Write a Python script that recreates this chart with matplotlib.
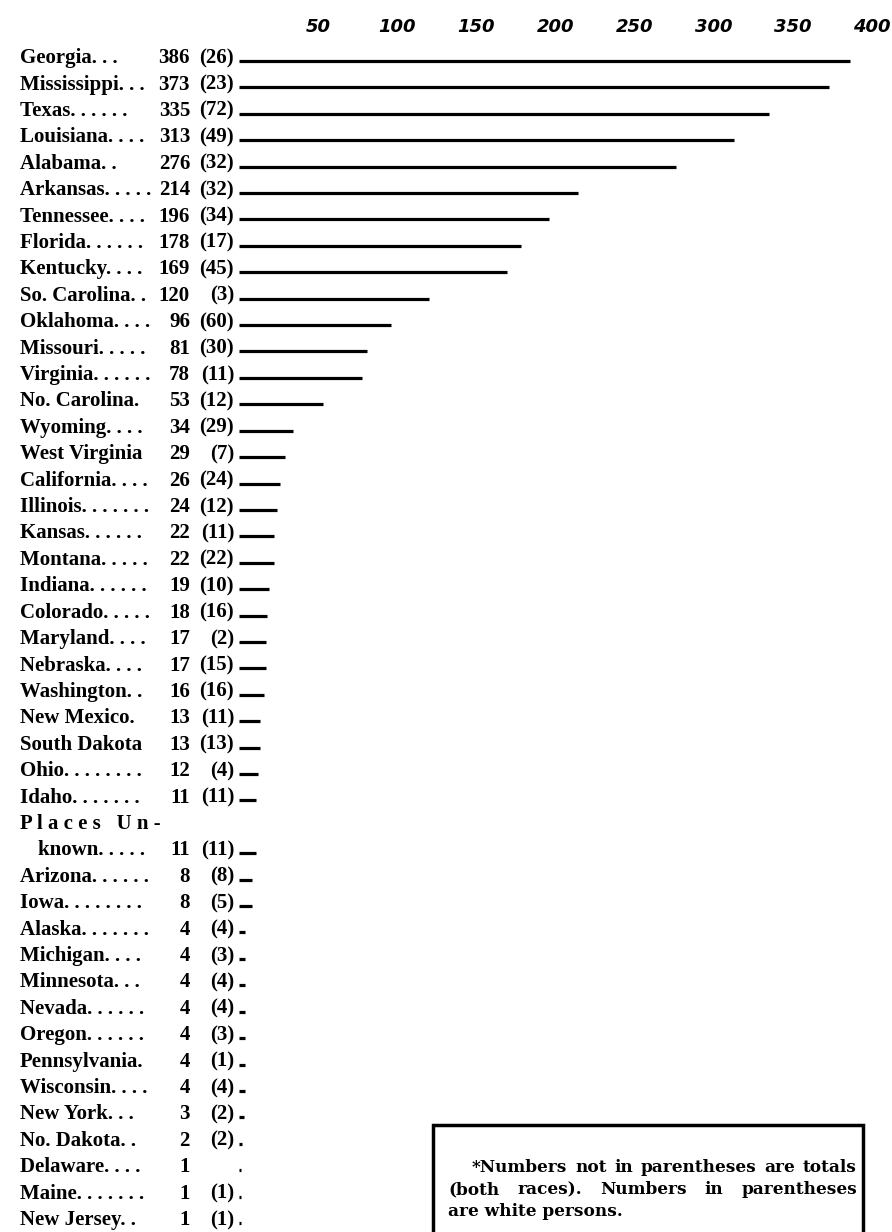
==
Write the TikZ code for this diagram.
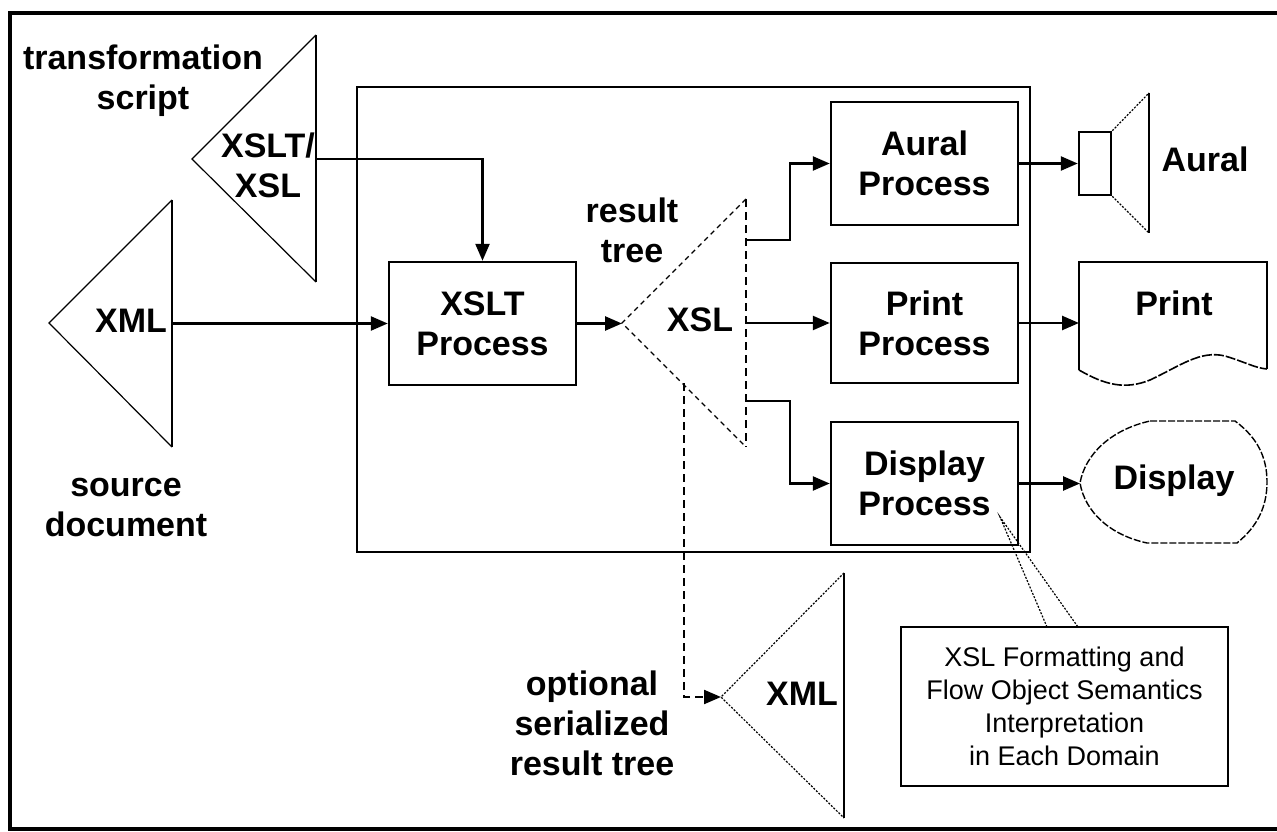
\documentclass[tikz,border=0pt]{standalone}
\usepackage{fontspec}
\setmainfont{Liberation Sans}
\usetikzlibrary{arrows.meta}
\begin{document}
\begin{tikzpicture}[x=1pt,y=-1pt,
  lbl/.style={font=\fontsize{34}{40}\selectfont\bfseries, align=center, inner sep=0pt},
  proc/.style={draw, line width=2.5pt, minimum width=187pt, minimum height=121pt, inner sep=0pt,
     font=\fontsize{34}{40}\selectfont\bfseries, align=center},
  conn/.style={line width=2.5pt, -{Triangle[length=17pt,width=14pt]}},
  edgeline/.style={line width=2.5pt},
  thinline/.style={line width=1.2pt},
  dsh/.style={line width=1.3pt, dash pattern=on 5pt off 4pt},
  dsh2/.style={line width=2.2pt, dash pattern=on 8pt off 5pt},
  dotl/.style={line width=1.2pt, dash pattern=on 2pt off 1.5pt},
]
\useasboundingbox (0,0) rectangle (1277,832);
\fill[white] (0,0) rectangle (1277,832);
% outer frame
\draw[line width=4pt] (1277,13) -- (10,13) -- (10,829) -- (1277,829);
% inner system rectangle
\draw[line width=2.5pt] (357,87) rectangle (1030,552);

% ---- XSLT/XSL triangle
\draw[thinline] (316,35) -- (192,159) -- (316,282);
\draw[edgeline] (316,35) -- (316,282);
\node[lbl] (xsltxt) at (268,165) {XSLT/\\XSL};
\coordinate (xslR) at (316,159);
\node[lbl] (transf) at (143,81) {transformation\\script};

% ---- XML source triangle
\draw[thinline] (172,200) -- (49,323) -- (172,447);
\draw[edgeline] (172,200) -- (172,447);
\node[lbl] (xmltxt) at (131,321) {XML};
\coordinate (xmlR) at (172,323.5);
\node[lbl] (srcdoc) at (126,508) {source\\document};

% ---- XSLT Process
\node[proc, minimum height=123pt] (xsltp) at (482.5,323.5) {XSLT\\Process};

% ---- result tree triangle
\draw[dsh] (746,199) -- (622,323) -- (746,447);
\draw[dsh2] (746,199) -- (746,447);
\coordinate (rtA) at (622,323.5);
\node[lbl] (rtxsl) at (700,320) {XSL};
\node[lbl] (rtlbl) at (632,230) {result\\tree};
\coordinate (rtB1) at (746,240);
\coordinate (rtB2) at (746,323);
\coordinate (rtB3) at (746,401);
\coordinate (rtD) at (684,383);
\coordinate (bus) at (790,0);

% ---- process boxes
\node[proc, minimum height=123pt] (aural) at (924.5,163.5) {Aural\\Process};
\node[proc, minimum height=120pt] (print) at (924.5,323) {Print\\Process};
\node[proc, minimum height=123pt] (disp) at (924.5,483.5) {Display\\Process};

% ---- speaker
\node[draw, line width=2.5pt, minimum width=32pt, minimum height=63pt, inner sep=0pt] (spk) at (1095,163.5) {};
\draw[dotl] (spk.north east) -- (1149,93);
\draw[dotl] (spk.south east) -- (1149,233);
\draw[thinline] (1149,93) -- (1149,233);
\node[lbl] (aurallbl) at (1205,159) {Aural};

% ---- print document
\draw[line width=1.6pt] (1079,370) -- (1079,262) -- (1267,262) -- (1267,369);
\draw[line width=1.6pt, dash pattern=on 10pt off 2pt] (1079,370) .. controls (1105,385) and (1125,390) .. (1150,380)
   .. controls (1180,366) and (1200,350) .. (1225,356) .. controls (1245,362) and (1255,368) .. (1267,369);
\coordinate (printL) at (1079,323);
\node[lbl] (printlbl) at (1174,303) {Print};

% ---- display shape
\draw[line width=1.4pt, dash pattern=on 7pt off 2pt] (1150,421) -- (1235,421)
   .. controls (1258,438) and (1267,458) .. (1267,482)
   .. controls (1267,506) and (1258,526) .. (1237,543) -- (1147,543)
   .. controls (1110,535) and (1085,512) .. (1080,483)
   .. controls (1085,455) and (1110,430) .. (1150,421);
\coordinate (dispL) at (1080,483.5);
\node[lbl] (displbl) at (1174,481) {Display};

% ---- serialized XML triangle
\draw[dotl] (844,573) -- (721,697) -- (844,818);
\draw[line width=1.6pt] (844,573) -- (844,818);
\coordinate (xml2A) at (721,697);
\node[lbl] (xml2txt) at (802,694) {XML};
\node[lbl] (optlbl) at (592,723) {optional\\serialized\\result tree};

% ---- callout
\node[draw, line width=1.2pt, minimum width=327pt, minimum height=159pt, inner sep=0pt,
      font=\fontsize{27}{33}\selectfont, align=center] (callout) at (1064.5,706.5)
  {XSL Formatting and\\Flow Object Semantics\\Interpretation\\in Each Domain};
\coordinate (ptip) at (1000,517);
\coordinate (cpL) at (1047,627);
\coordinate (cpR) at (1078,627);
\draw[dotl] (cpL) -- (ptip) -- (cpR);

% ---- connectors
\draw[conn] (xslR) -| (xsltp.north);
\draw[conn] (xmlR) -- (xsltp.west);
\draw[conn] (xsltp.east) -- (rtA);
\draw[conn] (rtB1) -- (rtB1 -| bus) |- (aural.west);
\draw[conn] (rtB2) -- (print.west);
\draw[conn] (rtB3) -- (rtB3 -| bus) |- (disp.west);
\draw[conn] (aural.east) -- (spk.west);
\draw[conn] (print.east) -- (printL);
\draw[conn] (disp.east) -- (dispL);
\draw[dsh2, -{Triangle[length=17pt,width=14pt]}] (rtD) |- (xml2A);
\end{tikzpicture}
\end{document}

◆ **Set problem**
In the listing above, find the line with "Write the TikZ code for this diagram." and the line with "(bus) at (790,0);". Set down both and every line between them, minus the pictures.

◆ **Answer to the exercise**
Write the TikZ code for this diagram.
\documentclass[tikz,border=0pt]{standalone}
\usepackage{fontspec}
\setmainfont{Liberation Sans}
\usetikzlibrary{arrows.meta}
\begin{document}
\begin{tikzpicture}[x=1pt,y=-1pt,
  lbl/.style={font=\fontsize{34}{40}\selectfont\bfseries, align=center, inner sep=0pt},
  proc/.style={draw, line width=2.5pt, minimum width=187pt, minimum height=121pt, inner sep=0pt,
     font=\fontsize{34}{40}\selectfont\bfseries, align=center},
  conn/.style={line width=2.5pt, -{Triangle[length=17pt,width=14pt]}},
  edgeline/.style={line width=2.5pt},
  thinline/.style={line width=1.2pt},
  dsh/.style={line width=1.3pt, dash pattern=on 5pt off 4pt},
  dsh2/.style={line width=2.2pt, dash pattern=on 8pt off 5pt},
  dotl/.style={line width=1.2pt, dash pattern=on 2pt off 1.5pt},
]
\useasboundingbox (0,0) rectangle (1277,832);
\fill[white] (0,0) rectangle (1277,832);
% outer frame
\draw[line width=4pt] (1277,13) -- (10,13) -- (10,829) -- (1277,829);
% inner system rectangle
\draw[line width=2.5pt] (357,87) rectangle (1030,552);

% ---- XSLT/XSL triangle
\draw[thinline] (316,35) -- (192,159) -- (316,282);
\draw[edgeline] (316,35) -- (316,282);
\node[lbl] (xsltxt) at (268,165) {XSLT/\\XSL};
\coordinate (xslR) at (316,159);
\node[lbl] (transf) at (143,81) {transformation\\script};

% ---- XML source triangle
\draw[thinline] (172,200) -- (49,323) -- (172,447);
\draw[edgeline] (172,200) -- (172,447);
\node[lbl] (xmltxt) at (131,321) {XML};
\coordinate (xmlR) at (172,323.5);
\node[lbl] (srcdoc) at (126,508) {source\\document};

% ---- XSLT Process
\node[proc, minimum height=123pt] (xsltp) at (482.5,323.5) {XSLT\\Process};

% ---- result tree triangle
\draw[dsh] (746,199) -- (622,323) -- (746,447);
\draw[dsh2] (746,199) -- (746,447);
\coordinate (rtA) at (622,323.5);
\node[lbl] (rtxsl) at (700,320) {XSL};
\node[lbl] (rtlbl) at (632,230) {result\\tree};
\coordinate (rtB1) at (746,240);
\coordinate (rtB2) at (746,323);
\coordinate (rtB3) at (746,401);
\coordinate (rtD) at (684,383);
\coordinate (bus) at (790,0);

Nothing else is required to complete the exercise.